Global English and Political Economy
In this book, John O’Regan examines the role of political economy in the worldwide spread of English and traces the origins and development of the dominance of English to the endless accumulation of capital in a capitalist world-system.
O’Regan combines Marxist perspectives of capital accumulation with world-systems analysis, international political economy, and studies of imperialism and empire to present a historical account of the ‘free riding’ of English upon the global capital networks of the capitalist world-system. Relevant disciplinary perspectives on global English are examined in this light, including superdiversity, translanguaging, translingual practice, trans-spatiality, language commodification, World Englishes and English as a Lingua Franca. Global English and Political Economy presents an original historical and interdisciplinary interpretation of the global ascent of English, while also raising important theoretical and practical questions for perspectives which suggest that the time of the traditional models of English is past.

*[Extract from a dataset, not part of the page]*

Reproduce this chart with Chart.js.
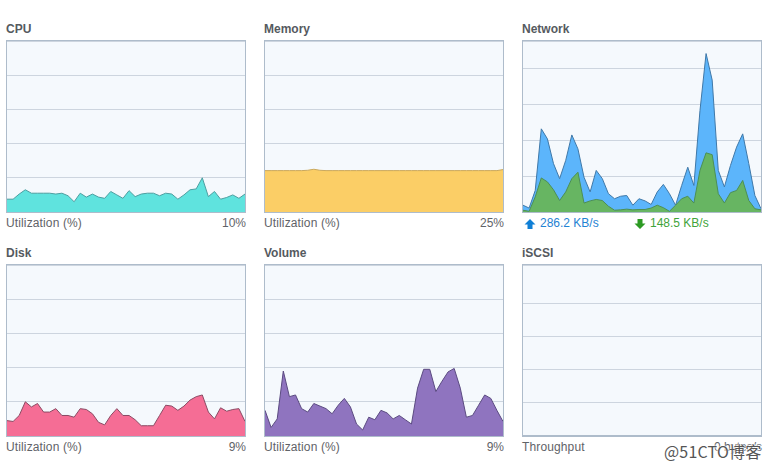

Providing an introduction to key theoretical perspectives in political economy, this book is essential reading for advanced students and researchers in applied linguistics, World Englishes and related fields of study.
The political economy of English in a capitalist world-system
English and the political economy of informal empire, 1688–1850
The political economy of global English, 1850–1914
The political economy of global English, 1918–1979
Capital-centric English and the modern world-system, 1979–2008
The decline of the US world-hegemony
Superdiverse translingualism, commodification and trans-spatial resistances
The demise of capitalism and the end of the hegemony of English
With this book, John O’Regan has mastered the art of engaging readers with his elegant and sharp scholarship, however complex the subject matter may be. He treats seriously and passionately the long overdue need to examine and document the political economic dimension of language, specifically in relation to the historical global dominance of English. In so doing, O’Regan challenges established and promoted bodies of work by questioning normative and in-fashion ideologies and thinking, seeing beyond oft-celebrated sentiments and positions in order to deliver a work that is not only thought-provoking, but also of great merit and intellectual weight.
Phan Le Ha, Universiti Brunei Darussalam, Brunei
A careful, comprehensive and critical study of the intertwined tentacles of English and capitalism. John O’Regan presents here the big and the long picture of the political economy of English, showing how the global dominance of English and the development of the capitalist world-system cannot be usefully considered in isolation. A study of real importance.
Alastair Pennycook, University of Technology Sydney, Australia
In conclusion, with this seminal work on the historical and ongoing alliance of capitalism and a normative English in helping one another, O’Regan has indeed filled in a crucial ‘number of the historical and economic lacunae which have existed...in applied linguistic and sociolinguistic accounts of the spread of English as a global language’ (p. 2) not only for him as he states, but also importantly for many of us who have been calling out capitalism for what it
has been doing to us for the past several centuries.
Christian W. Chun, Applied Linguistics 2021: 1–4
Deeply insightful and intellectually stimulating, O’Regan’s book will be essential reading for scholars and students of applied linguistics, World Englishes, and associated fields of study.